The Hilly Path, Ville d'Avray
Alfred Sisley·1879
Historical Context
The Hilly Path, Ville d'Avray at the Speed Art Museum dates from 1879, when Sisley was working through the villages and wooded terrain west of Paris that had attracted generations of landscape painters before him. Ville d'Avray was associated above all with Corot, who had painted its famous pond in dozens of canvases — silvery, atmospheric images that defined the Barbizon school's approach to intimate landscape. Sisley's approach to the same village territory shows the shift from the Barbizon aesthetic to the Impressionist one: where Corot built his tonalities from memory and studio imagination, Sisley worked directly from observation, the broken color and direct light of open-air painting replacing Corot's unified, meditative tone. The hilly path subject gave him a diagonal compositional device — the road ascending toward a crest, the viewer invited to climb — that contrasts with his more characteristic horizontal river views.

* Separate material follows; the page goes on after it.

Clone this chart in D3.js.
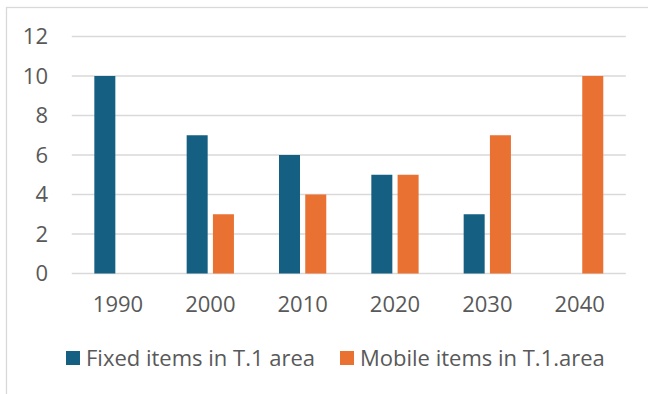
<!DOCTYPE html>
<html><head><meta charset="utf-8">
<script src="https://cdn.jsdelivr.net/npm/d3@7"></script>
<style>html,body{margin:0;padding:0;background:#fff;}svg{display:block;}</style>
</head><body>
<svg id="c" width="648" height="394"></svg>
<script>
const categories = ["1990","2000","2010","2020","2030","2040"];
const seriesNames = ["Fixed items in T.1 area","Mobile items in T.1.area"];
const fixedValues = [10,7,6,5,3,0];
const mobileValues = [0,3,4,5,7,10];
const yTicks = [0,2,4,6,8,10,12];
const colors = ["#156082","#E97132"];

const svg = d3.select("#c");
const font = "'Open Sans', sans-serif";
const textColor = "#595959";
const fs = 22;

svg.append("rect").attr("x",6.5).attr("y",7.5).attr("width",700).attr("height",500)
  .attr("fill","#fff").attr("stroke","#d9d9d9").attr("stroke-width",1.3);

const x0 = d3.scaleBand().domain(categories).range([71.8,625.8]).paddingInner(0.488).paddingOuter(0.244);
const x1 = d3.scaleBand().domain([0,1]).range([0,x0.bandwidth()]).paddingInner(0.2);
const y = d3.scaleLinear().domain([0,12]).range([273.5,36.5]);

// grid
svg.append("g").selectAll("line").data(yTicks).join("line")
  .attr("x1",71.8).attr("x2",625.8).attr("y1",d=>y(d)).attr("y2",d=>y(d))
  .attr("stroke","#d9d9d9").attr("stroke-width",1.5);

// y axis labels
const yAxis = d3.axisLeft(y).tickValues(yTicks).tickSize(0).tickPadding(0);
const yg = svg.append("g").attr("transform","translate(48,0)").call(yAxis);
yg.select(".domain").remove();
yg.selectAll("text").attr("font-family",font).attr("font-size",fs).attr("fill",textColor);

// x axis labels
const xAxis = d3.axisBottom(x0).tickSize(0).tickPadding(0);
const xg = svg.append("g").attr("transform","translate(0,296)").call(xAxis);
xg.select(".domain").remove();
xg.selectAll("text").attr("font-family",font).attr("font-size",fs).attr("fill",textColor);

// bars
const data = categories.map((c,i)=>({c, vals:[fixedValues[i], mobileValues[i]]}));
const groups = svg.append("g").selectAll("g").data(data).join("g")
  .attr("transform",d=>`translate(${x0(d.c)},0)`);
groups.selectAll("rect").data(d=>d.vals.map((v,k)=>({k,v}))).join("rect")
  .attr("x",d=>x1(d.k)).attr("width",x1.bandwidth())
  .attr("y",d=>y(d.v)).attr("height",d=>y(0)-y(d.v))
  .attr("fill",d=>colors[d.k]);

// legend
const legendX = [66,340];
const lg = svg.append("g").selectAll("g").data(seriesNames).join("g")
  .attr("transform",(d,i)=>`translate(${legendX[i]},351)`);
lg.append("rect").attr("width",14).attr("height",14).attr("fill",(d,i)=>colors[i]);
lg.append("text").attr("x",20).attr("y",7).attr("dy","0.36em")
  .attr("font-family",font).attr("font-size",fs).attr("fill",textColor).text(d=>d);
</script>
</body></html>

The Speed Art Museum in Louisville, one of the American South's significant art institutions, holds this canvas as evidence of Sisley's range beyond the Seine and Loing river subjects for which he is best known.
Technical Analysis
The diagonal composition of the ascending path is reinforced by the flanking trees whose verticals create rhythm against the slope. Sisley handles the dappled light under tree canopy with short, varied strokes of green, yellow, and ochre that suggest both light and shadow without detailed modeling.
Look Closer
- ◆The hilly path rises steeply through the composition, from warm foreground to cool sky.
- ◆Tall poplars line the upper path — Corot's trees, their vertical accents carrying his tradition.
- ◆A figure ascending the path creates a scale reference and narrative — someone climbing toward light.
- ◆Sisley uses warm ochre and gold in the path's surface to suggest autumn or dry-summer ground.